The Silicon Pivot: Driving Growth through Innovation
The term "New Productive Forces" is no longer just a political slogan; it is a measurable economic reality. High-tech manufacturing recorded profit margins far exceeding those of traditional sectors like steel or cement. Specifically, the manufacturing of computers, telecommunications equipment, and other electronic devices saw profits skyrocket as Chinese firms rushed to fill the void left by Western export restrictions.
Domestic chip production has accelerated significantly, with Chinese companies investing billions in lithography and wafer fabrication. While China still faces challenges in producing the most advanced nodes (sub-3nm), its dominance in "legacy chips"—essential for the automotive industry, household appliances, and industrial automation—provides a robust and profitable foundation. Furthermore, the domestic market for AI servers and data centers is experiencing an unprecedented boom as both public and private sectors integrate machine learning at scale.
- 22% increase in profits within the electronics manufacturing sector.
- Significant recovery in exports of solar panels and electric vehicles (EVs).
- Enhanced profit margins due to widespread factory automation and AI integration.

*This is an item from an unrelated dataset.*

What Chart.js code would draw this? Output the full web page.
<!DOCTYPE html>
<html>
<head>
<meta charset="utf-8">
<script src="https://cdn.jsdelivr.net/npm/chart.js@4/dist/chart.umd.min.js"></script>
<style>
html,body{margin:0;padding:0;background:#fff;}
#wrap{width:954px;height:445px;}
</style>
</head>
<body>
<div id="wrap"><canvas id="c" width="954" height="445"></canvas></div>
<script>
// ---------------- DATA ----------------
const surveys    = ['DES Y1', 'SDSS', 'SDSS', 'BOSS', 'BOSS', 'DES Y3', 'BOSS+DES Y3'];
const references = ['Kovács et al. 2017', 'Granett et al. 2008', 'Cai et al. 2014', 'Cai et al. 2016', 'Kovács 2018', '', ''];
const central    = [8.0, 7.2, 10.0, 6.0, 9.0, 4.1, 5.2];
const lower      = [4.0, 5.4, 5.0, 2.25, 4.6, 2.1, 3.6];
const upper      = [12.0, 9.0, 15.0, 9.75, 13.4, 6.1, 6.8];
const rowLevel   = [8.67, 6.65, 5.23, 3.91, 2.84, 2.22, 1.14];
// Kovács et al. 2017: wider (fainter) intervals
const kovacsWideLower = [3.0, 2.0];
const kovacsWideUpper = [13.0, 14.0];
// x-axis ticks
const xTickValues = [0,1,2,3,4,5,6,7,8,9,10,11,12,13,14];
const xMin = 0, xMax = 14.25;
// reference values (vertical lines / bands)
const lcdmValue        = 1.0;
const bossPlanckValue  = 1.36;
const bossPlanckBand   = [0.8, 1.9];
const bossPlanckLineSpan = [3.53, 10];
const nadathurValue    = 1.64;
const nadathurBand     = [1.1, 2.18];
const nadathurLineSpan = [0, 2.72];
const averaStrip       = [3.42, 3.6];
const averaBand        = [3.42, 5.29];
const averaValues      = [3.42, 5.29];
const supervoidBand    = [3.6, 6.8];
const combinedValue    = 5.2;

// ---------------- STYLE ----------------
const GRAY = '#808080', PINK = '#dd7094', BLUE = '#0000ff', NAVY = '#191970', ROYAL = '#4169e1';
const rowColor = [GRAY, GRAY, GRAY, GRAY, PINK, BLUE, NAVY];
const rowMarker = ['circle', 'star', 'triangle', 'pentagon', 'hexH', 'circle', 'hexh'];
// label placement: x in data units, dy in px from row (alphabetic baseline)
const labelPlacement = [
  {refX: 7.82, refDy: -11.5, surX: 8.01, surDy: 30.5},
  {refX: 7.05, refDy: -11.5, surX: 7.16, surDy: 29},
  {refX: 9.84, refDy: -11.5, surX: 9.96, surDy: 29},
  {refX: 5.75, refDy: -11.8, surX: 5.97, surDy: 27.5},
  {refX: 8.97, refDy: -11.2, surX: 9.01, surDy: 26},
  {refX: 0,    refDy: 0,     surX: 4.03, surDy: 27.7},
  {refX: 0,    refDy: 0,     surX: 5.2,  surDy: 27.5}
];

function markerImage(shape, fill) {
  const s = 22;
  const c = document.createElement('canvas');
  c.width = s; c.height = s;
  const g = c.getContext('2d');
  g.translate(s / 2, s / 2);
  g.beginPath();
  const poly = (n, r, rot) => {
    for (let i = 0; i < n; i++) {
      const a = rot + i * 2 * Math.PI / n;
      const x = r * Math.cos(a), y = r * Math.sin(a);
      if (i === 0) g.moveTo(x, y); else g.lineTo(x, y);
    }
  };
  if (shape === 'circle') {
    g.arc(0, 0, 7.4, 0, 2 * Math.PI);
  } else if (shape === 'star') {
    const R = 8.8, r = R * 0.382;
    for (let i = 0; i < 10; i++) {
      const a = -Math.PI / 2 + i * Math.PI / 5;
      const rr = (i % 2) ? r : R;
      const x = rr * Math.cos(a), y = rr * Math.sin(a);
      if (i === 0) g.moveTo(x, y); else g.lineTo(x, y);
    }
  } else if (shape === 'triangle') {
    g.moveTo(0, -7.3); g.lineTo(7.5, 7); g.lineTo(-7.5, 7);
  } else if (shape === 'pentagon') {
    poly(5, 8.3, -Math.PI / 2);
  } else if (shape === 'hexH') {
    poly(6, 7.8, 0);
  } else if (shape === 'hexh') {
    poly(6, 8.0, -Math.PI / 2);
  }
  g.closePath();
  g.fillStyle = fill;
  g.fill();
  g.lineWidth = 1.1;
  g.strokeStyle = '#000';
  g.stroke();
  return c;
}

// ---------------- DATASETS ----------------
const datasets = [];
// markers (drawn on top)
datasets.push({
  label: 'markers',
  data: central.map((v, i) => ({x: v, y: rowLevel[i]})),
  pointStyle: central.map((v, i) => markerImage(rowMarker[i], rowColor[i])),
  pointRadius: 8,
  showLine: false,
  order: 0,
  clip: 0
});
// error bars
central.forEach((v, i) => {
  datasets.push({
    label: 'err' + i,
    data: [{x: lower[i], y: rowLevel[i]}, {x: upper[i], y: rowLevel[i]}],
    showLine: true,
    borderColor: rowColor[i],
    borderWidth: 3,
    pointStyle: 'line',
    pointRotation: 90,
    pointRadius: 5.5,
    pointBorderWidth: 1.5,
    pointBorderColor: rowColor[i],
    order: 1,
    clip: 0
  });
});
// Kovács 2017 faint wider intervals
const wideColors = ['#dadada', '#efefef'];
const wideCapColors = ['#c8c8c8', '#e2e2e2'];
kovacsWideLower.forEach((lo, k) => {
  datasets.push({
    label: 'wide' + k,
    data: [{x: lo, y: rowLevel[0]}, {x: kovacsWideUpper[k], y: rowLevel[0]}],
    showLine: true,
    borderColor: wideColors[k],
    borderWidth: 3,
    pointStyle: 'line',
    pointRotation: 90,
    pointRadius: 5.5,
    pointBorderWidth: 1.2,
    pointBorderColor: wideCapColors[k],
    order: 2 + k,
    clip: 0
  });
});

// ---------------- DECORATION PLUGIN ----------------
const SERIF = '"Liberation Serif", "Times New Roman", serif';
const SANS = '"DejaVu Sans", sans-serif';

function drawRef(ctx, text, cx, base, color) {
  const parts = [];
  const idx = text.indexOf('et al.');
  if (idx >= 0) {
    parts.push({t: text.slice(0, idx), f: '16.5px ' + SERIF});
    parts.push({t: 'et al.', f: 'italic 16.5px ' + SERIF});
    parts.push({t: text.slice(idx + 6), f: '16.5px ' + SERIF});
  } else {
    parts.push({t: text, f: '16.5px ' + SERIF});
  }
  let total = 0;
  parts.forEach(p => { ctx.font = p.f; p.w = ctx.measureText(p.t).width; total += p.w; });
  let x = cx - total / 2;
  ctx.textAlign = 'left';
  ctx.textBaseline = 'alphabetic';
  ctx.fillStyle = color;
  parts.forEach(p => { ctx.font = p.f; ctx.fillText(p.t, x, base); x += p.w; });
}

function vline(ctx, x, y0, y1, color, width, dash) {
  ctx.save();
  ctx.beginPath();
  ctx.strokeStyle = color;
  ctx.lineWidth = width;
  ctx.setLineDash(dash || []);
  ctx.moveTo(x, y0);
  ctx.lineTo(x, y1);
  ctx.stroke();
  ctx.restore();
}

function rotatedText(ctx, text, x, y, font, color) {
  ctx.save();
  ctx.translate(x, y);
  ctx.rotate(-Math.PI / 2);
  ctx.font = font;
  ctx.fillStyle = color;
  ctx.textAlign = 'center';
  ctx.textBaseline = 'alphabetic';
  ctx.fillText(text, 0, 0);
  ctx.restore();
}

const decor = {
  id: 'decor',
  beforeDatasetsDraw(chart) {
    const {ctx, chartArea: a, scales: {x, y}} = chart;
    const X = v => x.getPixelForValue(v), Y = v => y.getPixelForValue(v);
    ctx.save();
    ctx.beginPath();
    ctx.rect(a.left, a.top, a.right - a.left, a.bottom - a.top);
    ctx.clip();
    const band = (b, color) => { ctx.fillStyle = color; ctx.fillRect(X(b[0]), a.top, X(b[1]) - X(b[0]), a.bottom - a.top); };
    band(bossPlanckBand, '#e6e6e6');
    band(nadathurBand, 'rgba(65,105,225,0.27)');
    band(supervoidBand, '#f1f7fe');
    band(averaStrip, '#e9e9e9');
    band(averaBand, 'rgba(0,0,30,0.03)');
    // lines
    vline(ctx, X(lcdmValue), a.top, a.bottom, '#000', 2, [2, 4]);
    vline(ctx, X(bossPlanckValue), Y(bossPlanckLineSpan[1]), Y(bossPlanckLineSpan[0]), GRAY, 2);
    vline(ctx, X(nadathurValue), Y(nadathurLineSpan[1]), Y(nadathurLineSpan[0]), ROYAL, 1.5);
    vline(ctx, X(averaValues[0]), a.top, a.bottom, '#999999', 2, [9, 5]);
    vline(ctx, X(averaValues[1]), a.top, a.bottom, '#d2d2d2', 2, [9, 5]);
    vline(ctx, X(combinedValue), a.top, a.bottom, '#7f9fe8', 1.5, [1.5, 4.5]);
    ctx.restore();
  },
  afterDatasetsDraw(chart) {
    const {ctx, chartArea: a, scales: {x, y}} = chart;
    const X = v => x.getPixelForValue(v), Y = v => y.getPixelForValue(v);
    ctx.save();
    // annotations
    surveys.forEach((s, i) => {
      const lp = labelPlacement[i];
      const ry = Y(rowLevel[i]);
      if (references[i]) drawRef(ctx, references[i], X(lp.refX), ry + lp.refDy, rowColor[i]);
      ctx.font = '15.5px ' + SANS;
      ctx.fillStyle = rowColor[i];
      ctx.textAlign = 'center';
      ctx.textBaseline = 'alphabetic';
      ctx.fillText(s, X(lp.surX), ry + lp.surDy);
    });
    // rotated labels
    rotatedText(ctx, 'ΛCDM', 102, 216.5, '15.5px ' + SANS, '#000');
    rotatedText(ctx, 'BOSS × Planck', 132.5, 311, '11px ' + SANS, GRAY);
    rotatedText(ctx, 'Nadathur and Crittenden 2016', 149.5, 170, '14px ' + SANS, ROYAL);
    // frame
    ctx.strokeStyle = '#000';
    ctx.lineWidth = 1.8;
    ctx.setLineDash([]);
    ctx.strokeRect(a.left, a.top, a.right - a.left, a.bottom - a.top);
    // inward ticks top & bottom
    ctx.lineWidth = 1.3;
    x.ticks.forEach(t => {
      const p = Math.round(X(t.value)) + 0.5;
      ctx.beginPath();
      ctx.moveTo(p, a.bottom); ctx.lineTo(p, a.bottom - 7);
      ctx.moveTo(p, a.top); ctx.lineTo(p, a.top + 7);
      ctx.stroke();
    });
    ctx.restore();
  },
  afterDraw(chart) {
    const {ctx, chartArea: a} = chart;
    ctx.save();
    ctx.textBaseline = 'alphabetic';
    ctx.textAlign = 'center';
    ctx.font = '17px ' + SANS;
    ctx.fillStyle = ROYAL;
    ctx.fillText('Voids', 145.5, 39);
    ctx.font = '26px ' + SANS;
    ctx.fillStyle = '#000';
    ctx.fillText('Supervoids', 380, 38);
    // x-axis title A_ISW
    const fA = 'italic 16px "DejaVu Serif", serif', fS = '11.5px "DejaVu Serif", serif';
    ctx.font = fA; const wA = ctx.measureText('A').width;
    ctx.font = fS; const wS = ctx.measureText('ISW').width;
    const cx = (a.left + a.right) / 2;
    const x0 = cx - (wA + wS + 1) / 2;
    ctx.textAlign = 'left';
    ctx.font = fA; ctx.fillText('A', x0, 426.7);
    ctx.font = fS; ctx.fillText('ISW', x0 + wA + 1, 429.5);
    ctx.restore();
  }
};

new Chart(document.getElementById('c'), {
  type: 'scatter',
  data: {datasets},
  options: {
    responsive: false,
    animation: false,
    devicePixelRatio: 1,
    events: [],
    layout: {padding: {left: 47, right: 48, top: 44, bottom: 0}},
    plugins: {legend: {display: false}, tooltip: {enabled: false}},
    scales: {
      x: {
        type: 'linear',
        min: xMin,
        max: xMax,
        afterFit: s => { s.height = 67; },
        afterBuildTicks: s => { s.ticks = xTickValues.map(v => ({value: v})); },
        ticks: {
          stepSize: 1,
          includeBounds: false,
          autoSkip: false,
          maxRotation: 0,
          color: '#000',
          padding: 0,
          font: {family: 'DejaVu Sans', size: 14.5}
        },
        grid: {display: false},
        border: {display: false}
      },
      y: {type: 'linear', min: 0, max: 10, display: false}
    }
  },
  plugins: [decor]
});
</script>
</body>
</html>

The Energy Dilemma: Navigating Oil Market Volatility
Despite the euphoria surrounding tech profits, Chinese industry remains sensitive to fluctuations in international energy prices. The threat of an "oil shock," fueled by ongoing instability in the Middle East, remains the primary downside risk for sustaining this growth momentum. As the world’s largest importer of crude oil, China faces rising input costs for its energy-intensive industries, which could compress margins in the coming quarters.

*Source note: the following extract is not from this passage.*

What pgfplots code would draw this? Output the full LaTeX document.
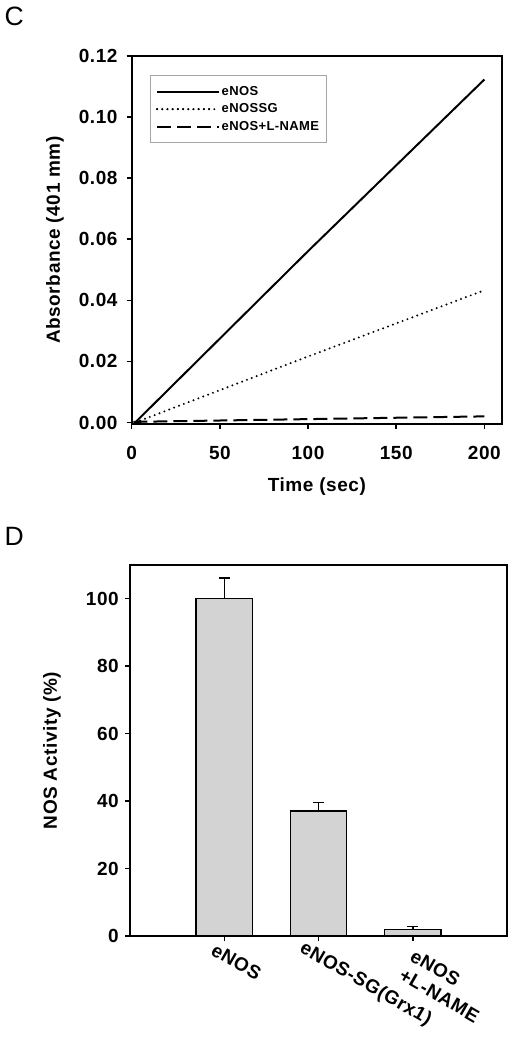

"The challenge for Beijing is to balance energy security with technological advancement. While chips drive the profit margins, oil still moves the underlying infrastructure," noted a senior analyst at Nomura.
However, the Chinese government has taken proactive measures to mitigate these risks by expanding strategic petroleum reserves and accelerating the transition to renewable energy sources. The success of this green transition will ultimately determine whether the March profit jump is a temporary spike or the dawn of a new, sustainable era of industrial dominance.

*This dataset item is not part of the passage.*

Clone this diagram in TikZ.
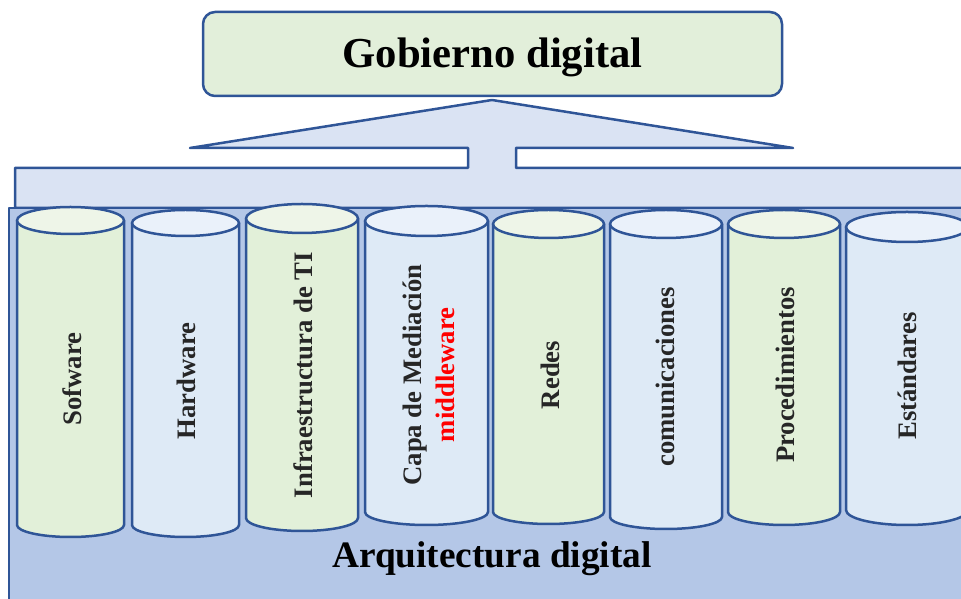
\documentclass[tikz,border=0pt]{standalone}
\usepackage{fontspec}
\setmainfont{Liberation Serif}
\definecolor{bord}{HTML}{2F5597}
\definecolor{govfill}{HTML}{E2EFDA}
\definecolor{rooffill}{HTML}{DAE3F3}
\definecolor{basefill}{HTML}{B4C7E7}
\definecolor{gbody}{HTML}{E2F0D9}
\definecolor{gtop}{HTML}{EEF5E8}
\definecolor{bbody}{HTML}{DEEAF6}
\definecolor{btop}{HTML}{EAF1FA}
\definecolor{labtext}{HTML}{262626}
\tikzset{
  outl/.style={draw=bord, line width=2.5pt, line join=round},
  govbox/.style={outl, fill=govfill, rounded corners=12pt, minimum width=579pt, minimum height=84pt, inner sep=0pt},
  govtext/.style={font=\bfseries\fontsize{42.7}{48}\selectfont, text=black, inner sep=0pt},
  lab/.style={rotate=90, font=\bfseries\fontsize{26.7}{33}\selectfont, text=labtext, inner sep=0pt, align=center},
  bigtitle/.style={font=\bfseries\fontsize{37.3}{42}\selectfont, text=black, inner sep=0pt}
}
\begin{document}
\begin{tikzpicture}[x=1pt,y=1pt]
\useasboundingbox (0,0) rectangle (961,599);
\clip (0,0) rectangle (961,599);
% roof and band
\draw[outl, fill=rooffill] (190,451) -- (492,499) -- (793,451) -- (516,451) -- (516,431) -- (990,431) -- (990,391) -- (15,391) -- (15,431) -- (468,431) -- (468,451) -- cycle;
% base block
\draw[outl, fill=basefill] (9,391) rectangle (990,-20);
% top box
\node[govbox] (gob) at (492.5,545) {};
\node[govtext, anchor=base] (gobt) at (492.5,531) {Gobierno digital};
% cylinders
\foreach \xa/\xb/\yc/\rt/\yb/\rb/\bc/\tc in {
  17/124/220.5/13.5/525/12/gbody/gtop,
  132/239/223/13/525/12/bbody/btop,
  246/358/218.5/14.5/518/13/gbody/gtop,
  365/488/221/15/512/13/bbody/btop,
  493/604/224/14/512/12/gbody/gtop,
  610/722/224/14/517/12/bbody/btop,
  728/840/224/14/512/13/gbody/gtop,
  846/968/227/15/510/15/bbody/btop}
{
  \pgfmathsetmacro\rx{(\xb-\xa)/2}
  \pgfmathsetmacro\cx{(\xb+\xa)/2}
  \pgfmathsetmacro\Yc{599-\yc}
  \pgfmathsetmacro\Yb{599-\yb}
  \draw[outl, fill=\bc] (\xa,\Yc) -- (\xa,\Yb) arc[start angle=180, end angle=360, x radius=\rx, y radius=\rb] -- (\xb,\Yc) -- cycle;
  \draw[outl, fill=\tc] (\cx,\Yc) ellipse [x radius=\rx, y radius=\rt];
}
% labels
\node[lab] (l1) at (72,220) {Sofware};
\node[lab] (l2) at (186,218) {Hardware};
\node[lab] (l3) at (303,224) {Infraestructura de TI};
\node[lab] (l4) at (429,224) {Capa de Mediación\\\textcolor{red}{middleware}};
\node[lab] (l5) at (550,224) {Redes};
\node[lab] (l6) at (665,222) {comunicaciones};
\node[lab] (l7) at (785,224) {Procedimientos};
\node[lab] (l8) at (907,223) {Estándares};
\node[bigtitle, anchor=base] (arq) at (492,31) {Arquitectura digital};
\end{tikzpicture}
\end{document}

Global Repercussions: Trade Tensions and the 'Overcapacity' Debate
China's profit surge has not gone unnoticed in Washington and Brussels. Allegations of "industrial overcapacity" have intensified, with Western leaders arguing that China is heavily subsidizing its high-tech sectors, leading to artificially low prices that undercut global competitors. Beijing has consistently rejected these claims, attributing its success to supply chain efficiency and massive R&D investments rather than state interference alone.
The central question remains whether China's internal demand can eventually absorb this increased production or if the global market will be flooded with Chinese high-tech goods, triggering a new round of trade wars. For now, Chinese industrialists are reaping the rewards of the digital revolution, while global investors keep a close eye on commodity prices and the People's Bank of China’s (PBoC) efforts to maintain liquidity in the financial system.